• Tissue inhibitor of metalloproteinase-2;
  • prostate cancer;
  • Concanavalin A;
  • reverse transcriptase-polymerase chain reaction

ABSTRACT: The expression and activation of matrix metalloproteinases (MMPs) by tumor cells is correlated with progression to invasive and metastatic status. The purpose of this study was to examine the role of increased MMP-2 (gelatinase A) expression in prostate cancer progression utilizing human prostate PC-3 cancer cells that overexpress MMP-2 using gene transfection. PC-3 cells were transfected with pCR-3 vector only and pCR-3 MMP-2 plasmids employing the LipofectAMINE method, and stable transfectants were selected with G418. The expression of MMP-2, tissue inhibitor of metalloproteinase-2 (TIMP-2), and membrane-type MMP 1 (MT1-MMP) in PC-3 parental and transfected cells under serum-free conditions was determined by zymography, immunoblotting, immunofluorescent microscopy, Northern blotting, and/or reverse transcriptase-polymerase chain reaction (RT-PCR). MMP-2 transfected cells produced primarily the proenzyme form of MMP-2; the parental and vector control transfected PC-3 cells did not express any MMP-2 that was detectable by the methods we employed. Treatment of PC-3 MMP-2 transfected cells with Concanavalin A (Con A), in contrast to HT-1080 cells, processed only a small amount of the secreted 72-kd proenzyme to a 62-kd intermediate and a cell-associated 59-kd active form.
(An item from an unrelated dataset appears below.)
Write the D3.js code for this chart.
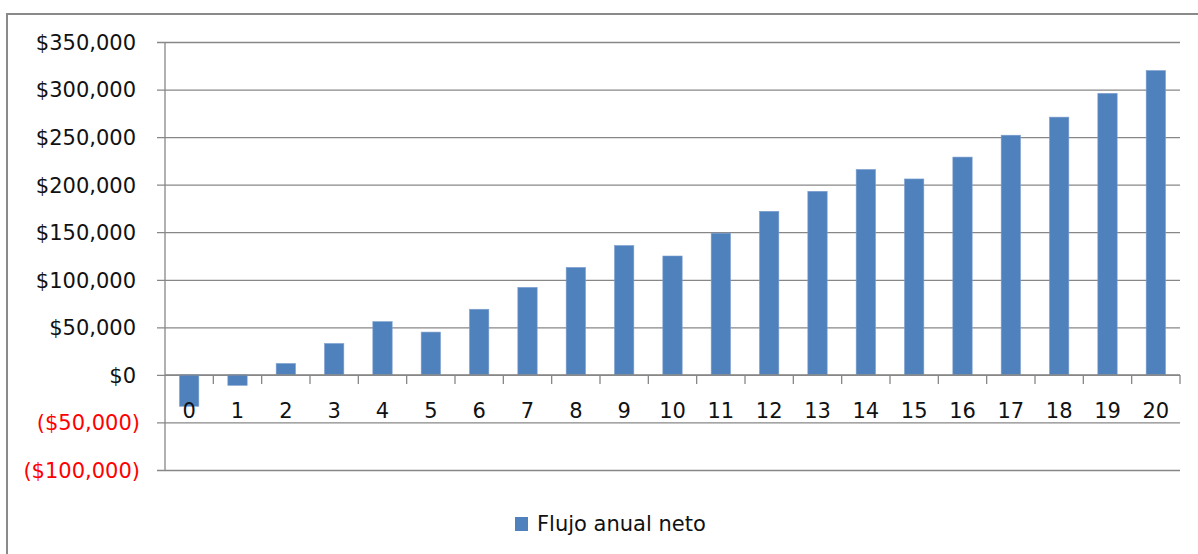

The low level of secreted pro-MMP-2 processing induced by Con A was inhibited by serine protease inhibitors and was unaffected by cyclic adenosine monophosphate (cAMP). Immunoblotting showed that these cells produced abundant TIMP-2 and lower amounts of MT1-MMP in comparison with Con A—responding HT-1080 cells. HT-1080 cells respond to Con A by translocating MT1-MMP from intracellular localization sites to the plasma membrane, an effect not observed in PC-3 cells. The molecular basis for the low level of processing of pro-MMP-2 by PC-3 cells may be due to an overabundance of TIMP-2 and/or a low level of cell surface active MT1-MMP.